GIVEN EXERCISE ▸ Give every line again exactly as it appears, please, but not the pictures.

--- begin DATA PROVIDED ---

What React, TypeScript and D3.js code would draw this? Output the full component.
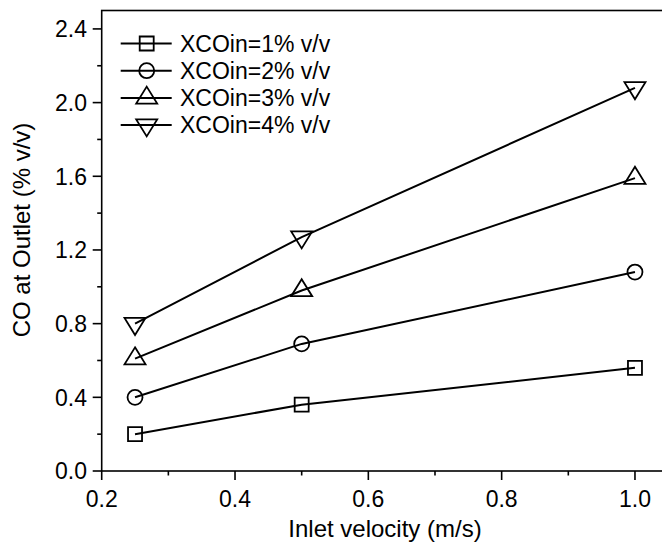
import React, { useEffect, useRef } from 'react';
import * as d3 from 'd3';

// inlet velocity (m/s)
const velocity = [0.25, 0.5, 1.0];

// CO at outlet (% v/v) for each inlet CO
const co1 = [0.2, 0.36, 0.56];
const co2 = [0.4, 0.69, 1.08];
const co3 = [0.61, 0.98, 1.59];
const co4 = [0.8, 1.27, 2.08];

const seriesNames = ['XCOin=1% v/v', 'XCOin=2% v/v', 'XCOin=3% v/v', 'XCOin=4% v/v'];
const seriesShapes = ['square', 'circle', 'up', 'down'];

const xTicks = [0.2, 0.4, 0.6, 0.8, 1.0];
const yTicks = [0.0, 0.4, 0.8, 1.2, 1.6, 2.0, 2.4];

const FONT = '"Liberation Sans", Arial, Helvetica, sans-serif';

function markerPath(shape: string) {
  if (shape === 'square') return 'M-7,-7H7V7H-7Z';
  if (shape === 'circle') return d3.arc()({ innerRadius: 0, outerRadius: 7.5, startAngle: 0, endAngle: 2 * Math.PI } as any) as string;
  if (shape === 'up') return 'M0,-11.3L10.5,5.7L-10.5,5.7Z';
  return 'M0,11.3L10.5,-5.7L-10.5,-5.7Z';
}

export default function App() {
  const ref = useRef<SVGSVGElement>(null);

  useEffect(() => {
    const svg = d3.select(ref.current);
    svg.selectAll('*').remove();

    const x = d3.scaleLinear().domain([0.2, 1.05]).range([101.7, 668.3]);
    const y = d3.scaleLinear().domain([0, 2.5]).range([471, 10.5]);

    const series = [co1, co2, co3, co4];

    // frame (right side runs off the picture)
    svg.append('rect')
      .attr('x', x(0.2)).attr('y', y(2.5))
      .attr('width', x(1.05) - x(0.2)).attr('height', y(0) - y(2.5))
      .attr('fill', 'none').attr('stroke', '#000').attr('stroke-width', 1.6);

    // x ticks
    const xg = svg.append('g');
    d3.range(0.2, 1.051, 0.1).forEach((v, i) => {
      xg.append('line')
        .attr('x1', x(v)).attr('x2', x(v))
        .attr('y1', y(0)).attr('y2', y(0) + (i % 2 === 0 ? 9 : 4.5))
        .attr('stroke', '#000').attr('stroke-width', 1.6);
    });
    xg.selectAll('text').data(xTicks).enter().append('text')
      .attr('x', d => x(d)).attr('y', 507)
      .attr('text-anchor', 'middle')
      .attr('font-family', FONT).attr('font-size', 23)
      .text(d => d.toFixed(1));

    // y ticks
    const yg = svg.append('g');
    d3.range(0, 2.41, 0.2).forEach((v, i) => {
      yg.append('line')
        .attr('x1', x(0.2)).attr('x2', x(0.2) - (i % 2 === 0 ? 9 : 4.5))
        .attr('y1', y(v)).attr('y2', y(v))
        .attr('stroke', '#000').attr('stroke-width', 1.6);
    });
    yg.selectAll('text').data(yTicks).enter().append('text')
      .attr('x', 87).attr('y', d => y(d))
      .attr('dy', '0.36em')
      .attr('text-anchor', 'end')
      .attr('font-family', FONT).attr('font-size', 23)
      .text(d => d.toFixed(1));

    // axis titles
    svg.append('text')
      .attr('x', x(0.625)).attr('y', 537)
      .attr('text-anchor', 'middle')
      .attr('font-family', FONT).attr('font-size', 24)
      .text('Inlet velocity (m/s)');

    svg.append('text')
      .attr('transform', 'translate(30,230) rotate(-90)')
      .attr('text-anchor', 'middle')
      .attr('font-family', FONT).attr('font-size', 24)
      .text('CO at Outlet (% v/v)');

    // lines + hollow markers
    const line = d3.line<number>().x((d, i) => x(velocity[i])).y(d => y(d));
    series.forEach((s, k) => {
      svg.append('path')
        .attr('d', line(s))
        .attr('fill', 'none').attr('stroke', '#000').attr('stroke-width', 2);
      svg.append('g').selectAll('path').data(s).enter().append('path')
        .attr('transform', (d, i) => `translate(${x(velocity[i])},${y(d)})`)
        .attr('d', markerPath(seriesShapes[k]))
        .attr('fill', 'none').attr('stroke', '#000').attr('stroke-width', 1.8);
    });

    // legend
    const lg = svg.append('g');
    seriesNames.forEach((name, k) => {
      const ly = 43.5 + k * 27.2;
      lg.append('line')
        .attr('x1', 120.7).attr('x2', 171.7).attr('y1', ly).attr('y2', ly)
        .attr('stroke', '#000').attr('stroke-width', 2);
      lg.append('path')
        .attr('transform', `translate(146.7,${ly})`)
        .attr('d', markerPath(seriesShapes[k]))
        .attr('fill', 'none').attr('stroke', '#000').attr('stroke-width', 1.8);
      lg.append('text')
        .attr('x', 180).attr('y', ly).attr('dy', '0.36em')
        .attr('font-family', FONT).attr('font-size', 23)
        .text(name);
    });
  }, []);

  return (
    <div style={{ position: 'fixed', left: 0, top: 0 }}>
      <svg ref={ref} width={662} height={543} style={{ display: 'block', background: '#fff' }}></svg>
    </div>
  );
}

--- end DATA PROVIDED ---

REPLY ▸
What React, TypeScript and D3.js code would draw this? Output the full component.
import React, { useEffect, useRef } from 'react';
import * as d3 from 'd3';

// inlet velocity (m/s)
const velocity = [0.25, 0.5, 1.0];

// CO at outlet (% v/v) for each inlet CO
const co1 = [0.2, 0.36, 0.56];
const co2 = [0.4, 0.69, 1.08];
const co3 = [0.61, 0.98, 1.59];
const co4 = [0.8, 1.27, 2.08];

const seriesNames = ['XCOin=1% v/v', 'XCOin=2% v/v', 'XCOin=3% v/v', 'XCOin=4% v/v'];
const seriesShapes = ['square', 'circle', 'up', 'down'];

const xTicks = [0.2, 0.4, 0.6, 0.8, 1.0];
const yTicks = [0.0, 0.4, 0.8, 1.2, 1.6, 2.0, 2.4];

const FONT = '"Liberation Sans", Arial, Helvetica, sans-serif';

function markerPath(shape: string) {
  if (shape === 'square') return 'M-7,-7H7V7H-7Z';
  if (shape === 'circle') return d3.arc()({ innerRadius: 0, outerRadius: 7.5, startAngle: 0, endAngle: 2 * Math.PI } as any) as string;
  if (shape === 'up') return 'M0,-11.3L10.5,5.7L-10.5,5.7Z';
  return 'M0,11.3L10.5,-5.7L-10.5,-5.7Z';
}

export default function App() {
  const ref = useRef<SVGSVGElement>(null);

  useEffect(() => {
    const svg = d3.select(ref.current);
    svg.selectAll('*').remove();

    const x = d3.scaleLinear().domain([0.2, 1.05]).range([101.7, 668.3]);
    const y = d3.scaleLinear().domain([0, 2.5]).range([471, 10.5]);

    const series = [co1, co2, co3, co4];

    // frame (right side runs off the picture)
    svg.append('rect')
      .attr('x', x(0.2)).attr('y', y(2.5))
      .attr('width', x(1.05) - x(0.2)).attr('height', y(0) - y(2.5))
      .attr('fill', 'none').attr('stroke', '#000').attr('stroke-width', 1.6);

    // x ticks
    const xg = svg.append('g');
    d3.range(0.2, 1.051, 0.1).forEach((v, i) => {
      xg.append('line')
        .attr('x1', x(v)).attr('x2', x(v))
        .attr('y1', y(0)).attr('y2', y(0) + (i % 2 === 0 ? 9 : 4.5))
        .attr('stroke', '#000').attr('stroke-width', 1.6);
    });
    xg.selectAll('text').data(xTicks).enter().append('text')
      .attr('x', d => x(d)).attr('y', 507)
      .attr('text-anchor', 'middle')
      .attr('font-family', FONT).attr('font-size', 23)
      .text(d => d.toFixed(1));

    // y ticks
    const yg = svg.append('g');
    d3.range(0, 2.41, 0.2).forEach((v, i) => {
      yg.append('line')
        .attr('x1', x(0.2)).attr('x2', x(0.2) - (i % 2 === 0 ? 9 : 4.5))
        .attr('y1', y(v)).attr('y2', y(v))
        .attr('stroke', '#000').attr('stroke-width', 1.6);
    });
    yg.selectAll('text').data(yTicks).enter().append('text')
      .attr('x', 87).attr('y', d => y(d))
      .attr('dy', '0.36em')
      .attr('text-anchor', 'end')
      .attr('font-family', FONT).attr('font-size', 23)
      .text(d => d.toFixed(1));

    // axis titles
    svg.append('text')
      .attr('x', x(0.625)).attr('y', 537)
      .attr('text-anchor', 'middle')
      .attr('font-family', FONT).attr('font-size', 24)
      .text('Inlet velocity (m/s)');

    svg.append('text')
      .attr('transform', 'translate(30,230) rotate(-90)')
      .attr('text-anchor', 'middle')
      .attr('font-family', FONT).attr('font-size', 24)
      .text('CO at Outlet (% v/v)');

    // lines + hollow markers
    const line = d3.line<number>().x((d, i) => x(velocity[i])).y(d => y(d));
    series.forEach((s, k) => {
      svg.append('path')
        .attr('d', line(s))
        .attr('fill', 'none').attr('stroke', '#000').attr('stroke-width', 2);
      svg.append('g').selectAll('path').data(s).enter().append('path')
        .attr('transform', (d, i) => `translate(${x(velocity[i])},${y(d)})`)
        .attr('d', markerPath(seriesShapes[k]))
        .attr('fill', 'none').attr('stroke', '#000').attr('stroke-width', 1.8);
    });

    // legend
    const lg = svg.append('g');
    seriesNames.forEach((name, k) => {
      const ly = 43.5 + k * 27.2;
      lg.append('line')
        .attr('x1', 120.7).attr('x2', 171.7).attr('y1', ly).attr('y2', ly)
        .attr('stroke', '#000').attr('stroke-width', 2);
      lg.append('path')
        .attr('transform', `translate(146.7,${ly})`)
        .attr('d', markerPath(seriesShapes[k]))
        .attr('fill', 'none').attr('stroke', '#000').attr('stroke-width', 1.8);
      lg.append('text')
        .attr('x', 180).attr('y', ly).attr('dy', '0.36em')
        .attr('font-family', FONT).attr('font-size', 23)
        .text(name);
    });
  }, []);

  return (
    <div style={{ position: 'fixed', left: 0, top: 0 }}>
      <svg ref={ref} width={662} height={543} style={{ display: 'block', background: '#fff' }}></svg>
    </div>
  );
}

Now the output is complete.